Am Tisch schaltet der Spielleiter ein kleines Gerät an, nennt es Herzschrittmacher. Das sieht so retro aus, als hätte es Doc Brown im Filmklassiker „Zurück in die Zukunft“ entworfen, blinkt und piept und spuckt Zettel wie Kassenbons mit Handlungsanweisungen für die Gruppe aus.

Das Spiel beginnt

In den folgenden zwei Stunden soll es nicht nur wie zu Beginn um das Kennenlernen gehen. Hausherrin Christine – hier duzt man sich – muss beantworten, worüber in ihrer Wohnung zuletzt politisch diskutiert wurde. Es waren offenbar die Kommunalwahl, die Europawahl und das Göppinger Müllheizkraftwerk.

Und nicht zum einzigen Mal an diesem Spieleabend verschwimmen wie von selbst die Grenzen zwischen politischer und privater Person. An der Hausherrin, der Göppinger Stadträtin, lässt sich am besten erkennen: Beide sind gar nicht voneinander zu trennen. Im Kleinen soll das große politische Ganze erfahrbar werden, wenn die Spieler Allianzen und Kooperationen bilden müssen oder per Handzeichen Fragen beantworten: ob sie früher Klassensprecher waren, eine Arbeit haben, von der sie leben können und an die Demokratie glauben. Julia muss sich unter dem Tisch verstecken und darf erst auf Klopfzeichen von Edgar wieder auftauchen, andere sollen ohne Erklärung ab und zu aufstehen, weitere im Armdrücken gegeneinander antreten.
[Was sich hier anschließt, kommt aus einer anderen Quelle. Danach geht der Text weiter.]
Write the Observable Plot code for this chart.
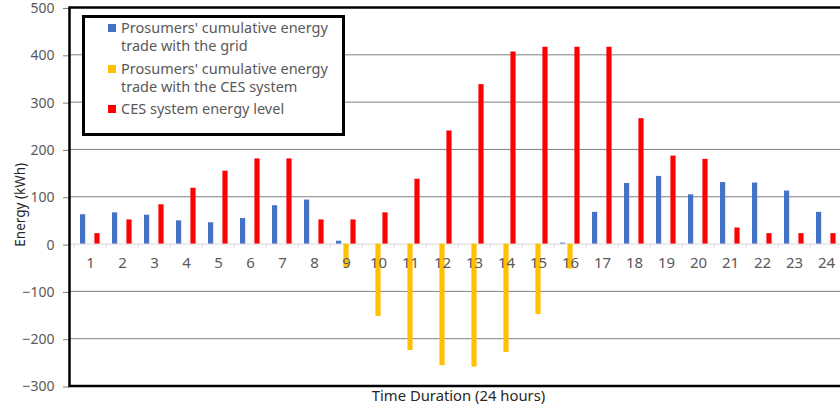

Der „Herzschrittmacher“ gibt das Tempo vor

Nie wird es öde, nie steht das Stück still, nie ist da jene peinliche Ruhe oder unsichtbare Wand, die Fremde bei ersten Begegnungen an Tischen so oft trennt. Der Herzschrittmacher wird nicht müde, ruckelt, zuckelt, klappert, plappert – er treibt die Gäste an, spuckt nebenbei Historisches aus: zu Maastricht, Dublin, zur europäischen Asyl-und Wirtschaftspolitik. Und eigentlich spielen alle auch darum: „Wer bekommt am meisten ab vom europäischen Kuchen?“, denn ein echter Rührkuchen backt in Christine Schlenkers Ofen derweil vor sich hin.

Interessant sind an diesem Abend die menschlichen Begegnungen: Was ist Europa in den Köpfen dieser unterschiedlichen Besucher? Einfach eine praktische Sache, wie für Julia und Andreas, die darüber diskutieren, ob Island eigentlich zu Europa gehöre, und wo es überall den Euro gebe? Oder die Errungenschaft einer Gemeinschaft ohne Grenzen, in Frieden, deren Überbau für Generationen entsprechend sozialisierter Akademiker Weltanschauung ist? Trotz aller Heterogenität rückt die Gruppe wie von Zauberhand zusammen, und dann ist da vielleicht eine Idee von Europa, mitten in Downtown Göppingen.